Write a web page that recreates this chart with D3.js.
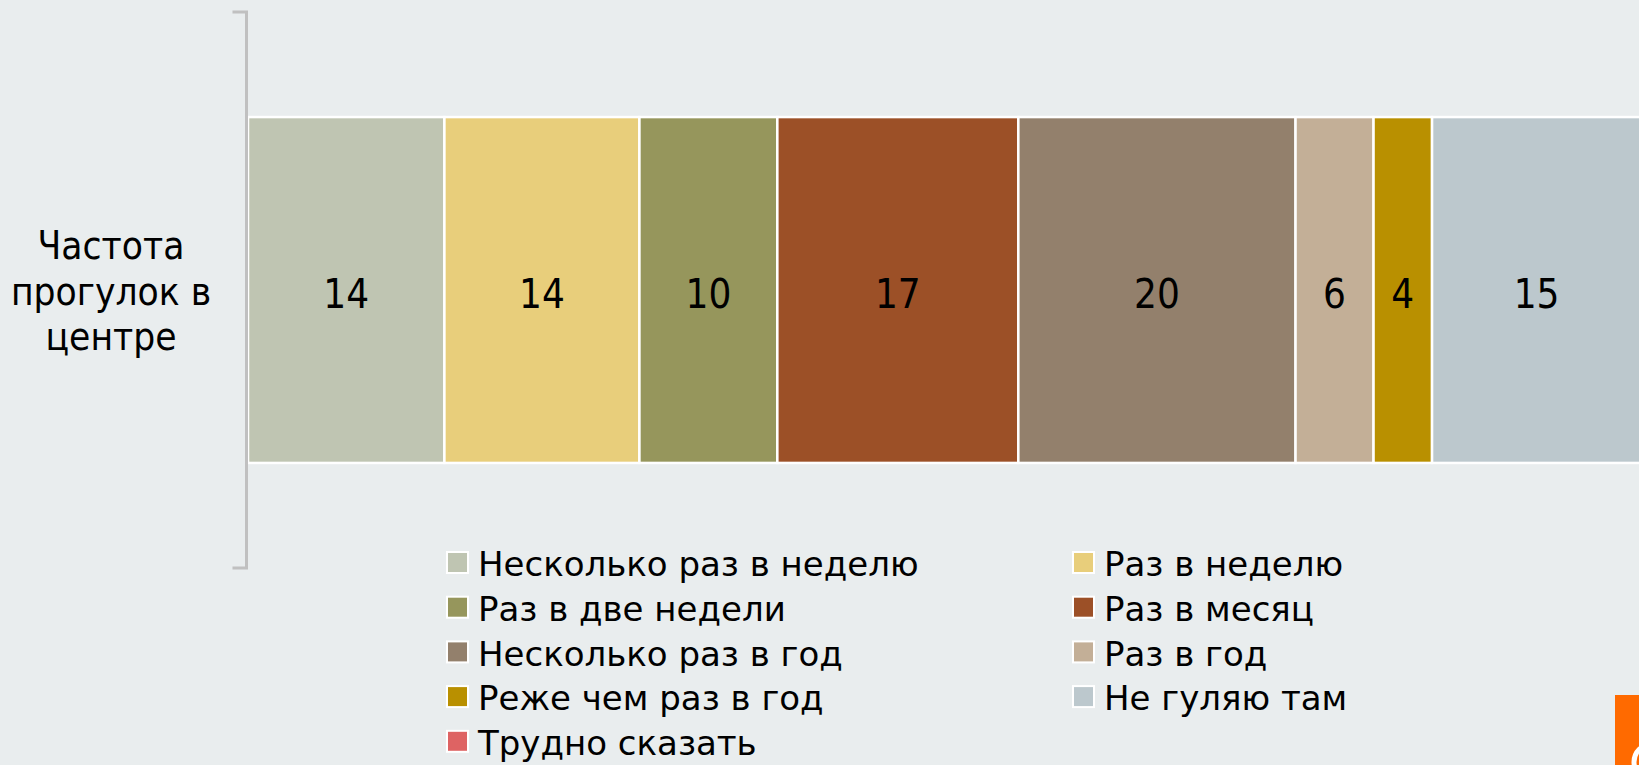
<!DOCTYPE html>
<html>
<head>
<meta charset="utf-8">
<script src="https://cdn.jsdelivr.net/npm/d3@7"></script>
<style>
  html, body { margin: 0; padding: 0; background: #e9edee; }
  svg { display: block; font-family: "DejaVu Sans Condensed", "DejaVu Sans", sans-serif; }
</style>
</head>
<body>
<svg id="chart" width="1639" height="765"></svg>
<script>
// category on the y axis (split over lines as in the original)
const categories = ['Частота прогулок в центре'];
const categoryLines = ['Частота', 'прогулок в', 'центре'];

// answer options, in stacking order
const seriesNames = [
  'Несколько раз в неделю',
  'Раз в неделю',
  'Раз в две недели',
  'Раз в месяц',
  'Несколько раз в год',
  'Раз в год',
  'Реже чем раз в год',
  'Не гуляю там',
  'Трудно сказать'
];

// shares, %
const seriesValues = [14.1, 14.0, 9.9, 17.3, 19.9, 5.6, 4.2, 15.0, 0];

const seriesColors = [
  '#bfc5b2', '#e8ce7b', '#96965c', '#9c5027', '#93806c',
  '#c3af97', '#b99000', '#bcc8cd', '#de6363'
];

const width = 1639, height = 765;
const svg = d3.select('#chart');

svg.append('rect')
  .attr('width', width)
  .attr('height', height)
  .attr('fill', '#e9edee');

// scales
const x = d3.scaleLinear().domain([0, 100]).range([248, 1641]);
const y = d3.scaleBand().domain(categories).range([12, 568]).padding(0.233);
const color = d3.scaleOrdinal().domain(seriesNames).range(seriesColors);

// one row table for d3.stack
const row = { cat: categories[0] };
seriesNames.forEach((s, i) => { row[s] = seriesValues[i]; });
const stacked = d3.stack().keys(seriesNames)([row]);
const shown = stacked.filter(s => s[0][1] - s[0][0] > 0);

const bars = svg.append('g');
bars.selectAll('rect')
  .data(shown)
  .join('rect')
  .attr('x', d => x(d[0][0]))
  .attr('y', y(categories[0]))
  .attr('width', d => x(d[0][1]) - x(d[0][0]))
  .attr('height', y.bandwidth())
  .attr('fill', d => color(d.key))
  .attr('stroke', '#ffffff')
  .attr('stroke-width', 2.5);

// value labels
const fmt = d3.format('.0f');
bars.selectAll('text')
  .data(shown)
  .join('text')
  .attr('x', d => x((d[0][0] + d[0][1]) / 2))
  .attr('y', y(categories[0]) + y.bandwidth() / 2 + 4)
  .attr('dy', '0.35em')
  .attr('text-anchor', 'middle')
  .attr('font-size', 40)
  .attr('fill', '#000')
  .text(d => fmt(d[0][1] - d[0][0]));

// y axis: plain vertical line with end ticks
const axis = svg.append('g').attr('transform', 'translate(246.5,0)');
axis.call(d3.axisLeft(y).tickSize(0).tickFormat(''));
axis.select('.domain')
  .attr('stroke', '#c0c0c0')
  .attr('stroke-width', 3)
  .attr('d', 'M-14,' + 12 + 'H0V' + 568 + 'H-14');

// category label
const lab = svg.append('text')
  .attr('text-anchor', 'middle')
  .attr('font-size', 38.5)
  .attr('fill', '#000');
categoryLines.forEach((t, i) => {
  lab.append('tspan')
    .attr('x', 111)
    .attr('y', 259 + i * 45.5)
    .text(t);
});

// legend, two columns
const legend = svg.append('g').style('font-family', '"DejaVu Sans", sans-serif');
const colX = [447, 1073];
const item = legend.selectAll('g')
  .data(seriesNames)
  .join('g')
  .attr('transform', (d, i) => 'translate(' + colX[i % 2] + ',' + (562 + Math.floor(i / 2) * 44.7) + ')');
item.append('rect')
  .attr('x', 0).attr('y', -10)
  .attr('width', 21).attr('height', 21)
  .attr('fill', d => color(d))
  .attr('stroke', '#ffffff')
  .attr('stroke-width', 2);
item.append('text')
  .attr('x', 31)
  .attr('y', 2)
  .attr('dy', '0.36em')
  .attr('font-size', 34)
  .attr('fill', '#000')
  .text(d => d);

// corner logo fragment
svg.append('rect')
  .attr('x', 1615).attr('y', 695)
  .attr('width', 30).attr('height', 80)
  .attr('fill', '#ff6a00');
svg.append('circle')
  .attr('cx', 1652).attr('cy', 762)
  .attr('r', 18)
  .attr('fill', 'none')
  .attr('stroke', '#ffffff')
  .attr('stroke-width', 5);
</script>
</body>
</html>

++++

Count every line above that holds the string "with" and give the total, nothing more.

SOLUTION BELOW.
2